Under the New Local Funds Law, additional provisions have been implemented which support the SCA’s objective of increasing the amount of money that local funds manage. This includes the allowance of M&A activity for local investment funds, a book building mechanism which allows public real estate funds to be offered to the public and mechanisms which allow capital increases of investment funds in instalments and the buyback of investment funds traded on the stock exchange.

What is the incorporation process for a new Local Fund?

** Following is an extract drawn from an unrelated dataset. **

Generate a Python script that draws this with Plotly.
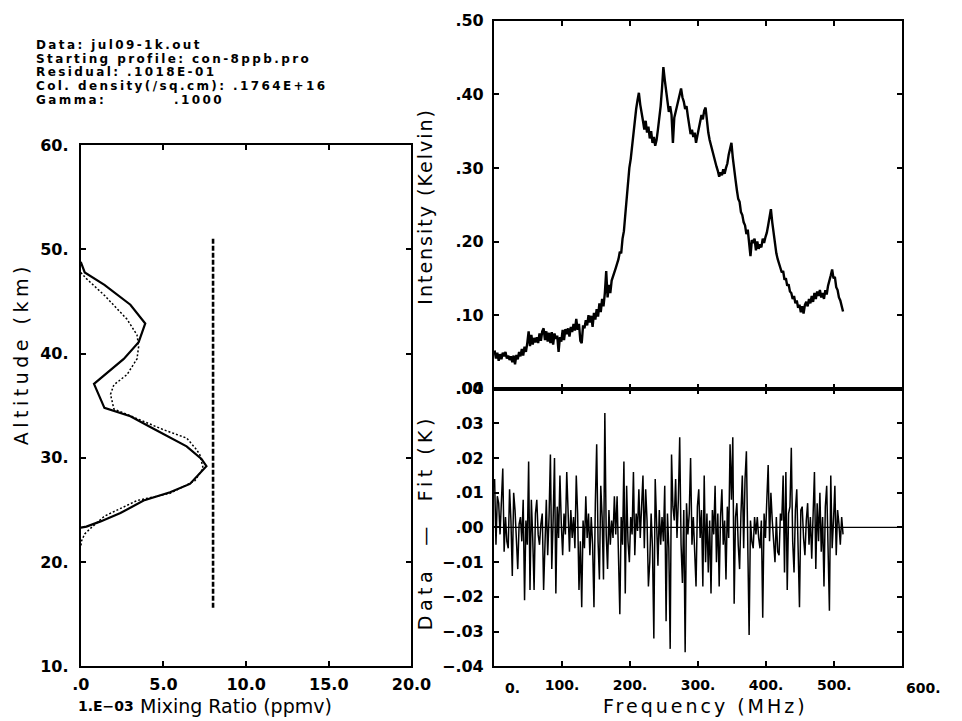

A local fund must be incorporated through one of three distinct methods:

  1. Through an entity licensed by the SCA to engage in investment management activity of investment funds;
  2. Utilising an entity licensed by the SCA to engage in family investment management activity in relation to a family fund, which is wholly owned by the relevant family; or
  3. In relation to a self-managed fund, two or more individuals who fulfil the SCA’s requirements for approval.

Due to the nature of a self-managed fund, the fund managers of the fund must submit an additional application to the SCA to obtain initial approval. This must include information about key investors and investment policy data.

What are the ongoing supervision requirements under the New Local Funds Law?

Pursuant to the New Local Funds Law, the SCA has expanded its powers in relation to the monitoring and inspection of investment funds. Consequently, the SCA may take all measures that it deems necessary to supervise funds and parties related to the fund, including unfettered access to data, documents, and information. Should there be any violations of the requirements discovered by the SCA, the SCA may request the publication of any information it deems necessary to protect investors.

What is the compliance timeline?

Under the New Local Funds Law, SCA-licensed promoters may continue to perform their current obligations as contracted, during a transition period of six months, beginning on the 1st January 2023 or until the arrangement expires, whichever is earlier. However, during this grace period, the relevant foreign-owned funds must renew their licences and pay the prescribed fees to the SCA.


The new laws represent a significant departure from the previous position recognising the SCA’s dual objectives of “onshoring” funds activities into the UAE, while also expanding the range of options available for UAE funds and making the provision of funds and fund-related services more accessible.  However as it is still early days since the new regulations came into effect, it is yet to be seen how foreign asset managers and indeed local financial institutions will be impacted by this, or how they might seek to capitalise on the opportunities presented by it. For international funds at least, with the carve-out of professional investors, we may see a shift away from retail and more focus on market counterparties by asset management firms in the region. 

Whilst the new laws may appear on the face of it to create more choice for investors, asset managers are likely to launch fewer funds given the expense and operational requirements to comply with, and as such the concern is that the options for investments may be narrower.

We will continue to watch this space as the regulations unfold.